### Task to carry out
For the material that follows, return exactly the lines from the one with "Convert this chart to Bokeh code." through the one with "from bokeh.resources import INLINE", both ends included.

### Dataset

****************************************

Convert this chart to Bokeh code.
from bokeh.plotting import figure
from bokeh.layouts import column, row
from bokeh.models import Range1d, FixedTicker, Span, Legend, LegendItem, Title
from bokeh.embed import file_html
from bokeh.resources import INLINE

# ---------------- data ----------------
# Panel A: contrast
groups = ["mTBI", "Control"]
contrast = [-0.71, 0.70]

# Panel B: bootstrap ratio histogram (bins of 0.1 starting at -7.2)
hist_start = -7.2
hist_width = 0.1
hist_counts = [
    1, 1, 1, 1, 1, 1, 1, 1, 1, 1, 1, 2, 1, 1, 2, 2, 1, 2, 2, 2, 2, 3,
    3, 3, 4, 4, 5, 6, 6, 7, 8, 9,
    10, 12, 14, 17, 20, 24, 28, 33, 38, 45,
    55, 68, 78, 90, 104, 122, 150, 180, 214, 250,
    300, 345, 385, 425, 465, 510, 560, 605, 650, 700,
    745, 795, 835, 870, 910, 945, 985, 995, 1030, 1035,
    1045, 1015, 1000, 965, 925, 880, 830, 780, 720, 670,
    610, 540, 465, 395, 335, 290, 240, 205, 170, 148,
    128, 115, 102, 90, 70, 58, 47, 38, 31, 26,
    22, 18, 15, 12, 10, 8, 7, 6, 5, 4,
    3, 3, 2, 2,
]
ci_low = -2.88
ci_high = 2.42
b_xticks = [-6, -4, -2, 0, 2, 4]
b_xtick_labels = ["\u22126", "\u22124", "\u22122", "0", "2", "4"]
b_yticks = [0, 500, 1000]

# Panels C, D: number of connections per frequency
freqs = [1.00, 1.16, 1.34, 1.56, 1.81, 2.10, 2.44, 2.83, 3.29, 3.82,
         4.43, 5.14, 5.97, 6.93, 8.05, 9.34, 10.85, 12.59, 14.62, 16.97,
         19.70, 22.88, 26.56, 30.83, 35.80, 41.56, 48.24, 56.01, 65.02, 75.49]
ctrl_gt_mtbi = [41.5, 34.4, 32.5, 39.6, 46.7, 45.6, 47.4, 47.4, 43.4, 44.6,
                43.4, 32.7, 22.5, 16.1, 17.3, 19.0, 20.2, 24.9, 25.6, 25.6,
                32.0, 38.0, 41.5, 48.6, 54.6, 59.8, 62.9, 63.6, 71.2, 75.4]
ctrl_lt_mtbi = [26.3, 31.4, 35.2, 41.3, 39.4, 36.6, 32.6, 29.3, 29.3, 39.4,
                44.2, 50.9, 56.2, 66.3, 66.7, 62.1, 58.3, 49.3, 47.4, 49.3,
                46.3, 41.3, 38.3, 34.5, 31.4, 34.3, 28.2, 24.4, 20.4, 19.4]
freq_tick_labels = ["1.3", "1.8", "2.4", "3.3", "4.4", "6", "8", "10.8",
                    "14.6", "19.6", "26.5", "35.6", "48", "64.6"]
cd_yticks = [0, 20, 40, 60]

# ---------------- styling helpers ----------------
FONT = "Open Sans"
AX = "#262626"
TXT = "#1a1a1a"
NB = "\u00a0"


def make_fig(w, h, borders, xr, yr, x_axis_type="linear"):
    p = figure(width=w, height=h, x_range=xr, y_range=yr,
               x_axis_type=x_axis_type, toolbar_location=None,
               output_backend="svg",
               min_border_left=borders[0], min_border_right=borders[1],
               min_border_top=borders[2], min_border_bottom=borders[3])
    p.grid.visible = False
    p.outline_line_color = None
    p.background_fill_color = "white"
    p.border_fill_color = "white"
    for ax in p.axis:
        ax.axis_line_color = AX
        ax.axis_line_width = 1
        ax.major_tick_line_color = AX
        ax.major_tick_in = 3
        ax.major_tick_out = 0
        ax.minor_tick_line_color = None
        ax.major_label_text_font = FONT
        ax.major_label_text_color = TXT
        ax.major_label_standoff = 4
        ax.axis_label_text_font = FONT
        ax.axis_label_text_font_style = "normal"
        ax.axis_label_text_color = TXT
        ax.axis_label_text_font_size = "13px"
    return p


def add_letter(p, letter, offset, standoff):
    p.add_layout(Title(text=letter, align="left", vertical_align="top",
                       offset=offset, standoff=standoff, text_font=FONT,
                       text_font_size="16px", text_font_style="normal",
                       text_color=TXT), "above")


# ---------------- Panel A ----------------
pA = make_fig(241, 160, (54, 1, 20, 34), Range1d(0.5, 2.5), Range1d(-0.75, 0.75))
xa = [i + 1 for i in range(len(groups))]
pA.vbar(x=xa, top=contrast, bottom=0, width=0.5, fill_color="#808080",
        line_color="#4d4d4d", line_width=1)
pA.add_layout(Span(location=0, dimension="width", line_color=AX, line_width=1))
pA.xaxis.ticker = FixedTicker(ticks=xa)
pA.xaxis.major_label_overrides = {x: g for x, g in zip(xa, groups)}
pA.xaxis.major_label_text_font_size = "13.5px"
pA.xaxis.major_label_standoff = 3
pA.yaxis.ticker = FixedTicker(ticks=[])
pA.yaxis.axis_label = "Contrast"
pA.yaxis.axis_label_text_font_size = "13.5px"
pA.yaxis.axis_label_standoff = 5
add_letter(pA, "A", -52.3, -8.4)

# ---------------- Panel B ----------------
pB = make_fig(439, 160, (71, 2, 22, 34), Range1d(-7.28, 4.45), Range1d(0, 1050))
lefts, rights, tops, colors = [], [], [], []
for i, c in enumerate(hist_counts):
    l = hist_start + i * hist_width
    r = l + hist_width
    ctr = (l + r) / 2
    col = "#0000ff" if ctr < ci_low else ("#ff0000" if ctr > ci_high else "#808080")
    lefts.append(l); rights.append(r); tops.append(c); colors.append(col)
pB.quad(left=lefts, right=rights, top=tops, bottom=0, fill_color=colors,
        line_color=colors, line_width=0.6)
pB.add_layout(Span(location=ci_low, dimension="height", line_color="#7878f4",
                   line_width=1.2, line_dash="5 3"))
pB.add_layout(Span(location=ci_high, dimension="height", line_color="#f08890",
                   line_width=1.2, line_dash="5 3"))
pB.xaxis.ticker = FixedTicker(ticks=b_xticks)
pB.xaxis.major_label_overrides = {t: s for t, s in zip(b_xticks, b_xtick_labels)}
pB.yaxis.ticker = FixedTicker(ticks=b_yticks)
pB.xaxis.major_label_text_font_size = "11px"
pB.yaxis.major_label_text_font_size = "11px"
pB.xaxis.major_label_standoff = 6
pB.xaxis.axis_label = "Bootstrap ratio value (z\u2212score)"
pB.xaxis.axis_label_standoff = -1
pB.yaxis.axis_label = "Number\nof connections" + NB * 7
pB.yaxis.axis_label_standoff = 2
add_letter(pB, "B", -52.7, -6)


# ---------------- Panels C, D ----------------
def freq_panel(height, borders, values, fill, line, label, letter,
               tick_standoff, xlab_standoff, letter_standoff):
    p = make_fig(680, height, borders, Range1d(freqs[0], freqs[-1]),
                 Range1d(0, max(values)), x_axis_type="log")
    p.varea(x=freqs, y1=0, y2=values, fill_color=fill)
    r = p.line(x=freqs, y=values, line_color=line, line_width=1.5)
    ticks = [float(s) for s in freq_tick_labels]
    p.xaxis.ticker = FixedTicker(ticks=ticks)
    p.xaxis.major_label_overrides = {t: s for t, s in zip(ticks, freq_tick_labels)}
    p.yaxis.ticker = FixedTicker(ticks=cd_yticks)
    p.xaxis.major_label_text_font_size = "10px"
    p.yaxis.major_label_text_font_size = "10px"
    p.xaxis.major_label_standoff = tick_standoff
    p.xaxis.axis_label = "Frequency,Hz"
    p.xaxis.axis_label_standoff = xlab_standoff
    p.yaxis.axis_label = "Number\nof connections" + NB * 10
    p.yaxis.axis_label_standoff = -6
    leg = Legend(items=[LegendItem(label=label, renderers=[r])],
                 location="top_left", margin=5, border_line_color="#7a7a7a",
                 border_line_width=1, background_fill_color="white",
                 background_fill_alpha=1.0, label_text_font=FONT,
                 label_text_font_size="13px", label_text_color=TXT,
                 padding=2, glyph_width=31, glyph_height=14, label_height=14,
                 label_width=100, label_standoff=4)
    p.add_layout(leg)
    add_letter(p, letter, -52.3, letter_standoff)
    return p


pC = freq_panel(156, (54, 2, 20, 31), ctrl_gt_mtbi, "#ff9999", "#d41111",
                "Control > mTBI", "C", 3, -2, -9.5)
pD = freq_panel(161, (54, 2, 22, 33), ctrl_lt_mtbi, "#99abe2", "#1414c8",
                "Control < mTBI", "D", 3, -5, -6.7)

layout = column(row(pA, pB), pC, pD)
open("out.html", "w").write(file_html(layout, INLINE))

****************************************

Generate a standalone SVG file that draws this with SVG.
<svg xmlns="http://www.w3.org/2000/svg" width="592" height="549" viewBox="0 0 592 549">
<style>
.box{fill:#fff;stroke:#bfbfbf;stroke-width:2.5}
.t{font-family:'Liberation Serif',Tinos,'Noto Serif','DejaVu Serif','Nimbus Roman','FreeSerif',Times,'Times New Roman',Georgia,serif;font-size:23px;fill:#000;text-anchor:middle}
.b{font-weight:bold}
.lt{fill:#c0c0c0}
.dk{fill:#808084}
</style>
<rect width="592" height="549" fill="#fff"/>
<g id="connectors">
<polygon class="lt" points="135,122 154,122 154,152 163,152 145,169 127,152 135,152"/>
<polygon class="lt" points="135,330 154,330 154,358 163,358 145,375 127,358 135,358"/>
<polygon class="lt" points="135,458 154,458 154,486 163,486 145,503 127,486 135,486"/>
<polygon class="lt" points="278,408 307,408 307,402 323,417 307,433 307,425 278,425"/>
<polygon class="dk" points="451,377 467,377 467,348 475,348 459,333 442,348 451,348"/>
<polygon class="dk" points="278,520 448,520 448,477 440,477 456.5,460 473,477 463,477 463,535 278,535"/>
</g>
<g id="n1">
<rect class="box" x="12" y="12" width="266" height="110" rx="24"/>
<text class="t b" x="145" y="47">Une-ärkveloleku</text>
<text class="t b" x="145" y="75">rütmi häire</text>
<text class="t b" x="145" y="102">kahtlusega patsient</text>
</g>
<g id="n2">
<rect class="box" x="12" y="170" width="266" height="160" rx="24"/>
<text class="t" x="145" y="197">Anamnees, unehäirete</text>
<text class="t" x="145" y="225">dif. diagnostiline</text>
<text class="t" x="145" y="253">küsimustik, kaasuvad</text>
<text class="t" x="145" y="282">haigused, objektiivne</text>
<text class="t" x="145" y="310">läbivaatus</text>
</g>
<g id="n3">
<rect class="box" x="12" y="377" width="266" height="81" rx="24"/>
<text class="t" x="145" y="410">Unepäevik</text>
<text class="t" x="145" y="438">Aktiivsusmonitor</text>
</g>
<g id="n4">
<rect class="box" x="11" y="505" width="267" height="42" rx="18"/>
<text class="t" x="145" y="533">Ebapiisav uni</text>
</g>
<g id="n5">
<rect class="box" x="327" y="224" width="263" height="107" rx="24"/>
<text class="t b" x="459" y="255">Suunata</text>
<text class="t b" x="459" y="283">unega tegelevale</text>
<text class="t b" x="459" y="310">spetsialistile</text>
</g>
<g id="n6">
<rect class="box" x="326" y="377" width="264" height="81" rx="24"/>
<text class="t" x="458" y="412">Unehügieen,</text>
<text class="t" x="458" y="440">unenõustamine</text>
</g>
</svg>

****************************************

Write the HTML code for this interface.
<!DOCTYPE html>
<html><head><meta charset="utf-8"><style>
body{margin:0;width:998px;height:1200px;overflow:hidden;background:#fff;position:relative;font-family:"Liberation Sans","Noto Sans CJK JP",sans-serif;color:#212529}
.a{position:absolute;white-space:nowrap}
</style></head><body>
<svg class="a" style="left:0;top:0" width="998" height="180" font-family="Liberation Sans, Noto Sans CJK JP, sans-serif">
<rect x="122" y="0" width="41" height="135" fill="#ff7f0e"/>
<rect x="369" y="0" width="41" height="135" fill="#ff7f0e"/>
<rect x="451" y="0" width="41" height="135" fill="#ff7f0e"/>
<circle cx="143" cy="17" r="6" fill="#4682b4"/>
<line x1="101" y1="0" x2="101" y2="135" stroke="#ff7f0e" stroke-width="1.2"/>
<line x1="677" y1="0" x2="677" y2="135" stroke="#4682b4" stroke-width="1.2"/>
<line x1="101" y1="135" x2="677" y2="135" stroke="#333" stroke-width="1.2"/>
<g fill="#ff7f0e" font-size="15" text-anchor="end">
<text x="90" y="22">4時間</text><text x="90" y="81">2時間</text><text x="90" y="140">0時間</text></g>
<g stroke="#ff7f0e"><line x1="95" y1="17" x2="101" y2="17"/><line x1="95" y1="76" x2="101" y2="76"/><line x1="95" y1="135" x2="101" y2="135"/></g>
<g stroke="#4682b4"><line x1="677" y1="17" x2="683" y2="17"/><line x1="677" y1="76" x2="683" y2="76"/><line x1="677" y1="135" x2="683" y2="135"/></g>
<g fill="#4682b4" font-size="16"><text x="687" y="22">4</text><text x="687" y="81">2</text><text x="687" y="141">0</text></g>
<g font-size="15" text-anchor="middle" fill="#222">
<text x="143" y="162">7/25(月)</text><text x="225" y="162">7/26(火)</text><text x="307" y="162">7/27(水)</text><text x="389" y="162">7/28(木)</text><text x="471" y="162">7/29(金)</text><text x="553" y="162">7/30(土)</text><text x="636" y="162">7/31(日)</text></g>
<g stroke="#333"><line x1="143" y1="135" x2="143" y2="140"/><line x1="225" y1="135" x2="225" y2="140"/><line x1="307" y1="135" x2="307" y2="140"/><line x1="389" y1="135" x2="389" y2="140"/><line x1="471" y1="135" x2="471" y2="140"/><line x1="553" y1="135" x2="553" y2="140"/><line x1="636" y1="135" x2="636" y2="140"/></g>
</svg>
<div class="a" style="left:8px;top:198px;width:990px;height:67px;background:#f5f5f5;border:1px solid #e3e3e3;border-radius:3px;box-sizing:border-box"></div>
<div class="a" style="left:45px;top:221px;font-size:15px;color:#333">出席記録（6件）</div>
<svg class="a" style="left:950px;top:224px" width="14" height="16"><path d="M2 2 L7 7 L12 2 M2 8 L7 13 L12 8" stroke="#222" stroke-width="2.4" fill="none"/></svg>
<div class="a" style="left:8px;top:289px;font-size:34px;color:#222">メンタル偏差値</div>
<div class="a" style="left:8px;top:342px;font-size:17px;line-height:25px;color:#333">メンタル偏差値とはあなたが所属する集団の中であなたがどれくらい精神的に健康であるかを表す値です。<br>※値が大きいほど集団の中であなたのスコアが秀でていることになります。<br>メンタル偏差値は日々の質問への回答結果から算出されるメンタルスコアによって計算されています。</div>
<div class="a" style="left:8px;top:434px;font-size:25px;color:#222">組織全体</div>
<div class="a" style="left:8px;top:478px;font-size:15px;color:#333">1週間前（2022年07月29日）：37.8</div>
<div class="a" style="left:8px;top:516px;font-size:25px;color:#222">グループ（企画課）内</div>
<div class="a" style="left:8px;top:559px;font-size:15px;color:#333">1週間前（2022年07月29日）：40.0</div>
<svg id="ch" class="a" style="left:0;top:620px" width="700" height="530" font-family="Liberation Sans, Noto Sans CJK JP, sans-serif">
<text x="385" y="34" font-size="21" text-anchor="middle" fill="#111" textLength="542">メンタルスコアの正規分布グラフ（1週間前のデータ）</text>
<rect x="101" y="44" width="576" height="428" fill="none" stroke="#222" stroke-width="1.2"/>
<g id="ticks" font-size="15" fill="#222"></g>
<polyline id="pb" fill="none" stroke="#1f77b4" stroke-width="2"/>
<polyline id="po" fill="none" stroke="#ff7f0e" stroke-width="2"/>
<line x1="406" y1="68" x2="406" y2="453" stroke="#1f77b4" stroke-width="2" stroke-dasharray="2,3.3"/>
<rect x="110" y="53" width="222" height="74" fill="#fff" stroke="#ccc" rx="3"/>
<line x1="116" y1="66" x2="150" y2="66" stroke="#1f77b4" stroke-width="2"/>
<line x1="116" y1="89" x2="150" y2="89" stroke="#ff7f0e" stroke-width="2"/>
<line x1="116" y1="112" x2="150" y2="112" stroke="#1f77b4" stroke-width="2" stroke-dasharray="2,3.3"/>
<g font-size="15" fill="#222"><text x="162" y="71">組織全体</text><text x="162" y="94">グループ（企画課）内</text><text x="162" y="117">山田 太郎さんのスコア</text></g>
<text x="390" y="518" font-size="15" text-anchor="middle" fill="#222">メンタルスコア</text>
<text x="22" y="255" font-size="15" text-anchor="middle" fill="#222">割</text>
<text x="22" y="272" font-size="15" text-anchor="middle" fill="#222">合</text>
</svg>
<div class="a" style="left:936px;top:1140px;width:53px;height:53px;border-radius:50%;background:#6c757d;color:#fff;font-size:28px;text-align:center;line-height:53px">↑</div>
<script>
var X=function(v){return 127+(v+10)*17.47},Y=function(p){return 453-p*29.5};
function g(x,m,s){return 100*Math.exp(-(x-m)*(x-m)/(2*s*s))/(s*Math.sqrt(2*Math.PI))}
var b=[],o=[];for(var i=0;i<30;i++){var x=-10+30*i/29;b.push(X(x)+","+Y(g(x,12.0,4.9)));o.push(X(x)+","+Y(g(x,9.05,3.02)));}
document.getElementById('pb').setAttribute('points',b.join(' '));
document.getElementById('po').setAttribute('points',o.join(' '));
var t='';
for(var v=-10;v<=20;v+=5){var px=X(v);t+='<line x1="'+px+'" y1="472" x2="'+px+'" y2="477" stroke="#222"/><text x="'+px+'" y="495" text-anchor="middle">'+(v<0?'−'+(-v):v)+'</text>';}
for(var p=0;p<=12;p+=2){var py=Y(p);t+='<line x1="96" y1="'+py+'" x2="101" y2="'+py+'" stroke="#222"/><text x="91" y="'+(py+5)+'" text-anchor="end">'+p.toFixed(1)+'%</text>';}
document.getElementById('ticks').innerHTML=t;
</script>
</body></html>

****************************************

### Output for this task
Convert this chart to Bokeh code.
from bokeh.plotting import figure
from bokeh.layouts import column, row
from bokeh.models import Range1d, FixedTicker, Span, Legend, LegendItem, Title
from bokeh.embed import file_html
from bokeh.resources import INLINE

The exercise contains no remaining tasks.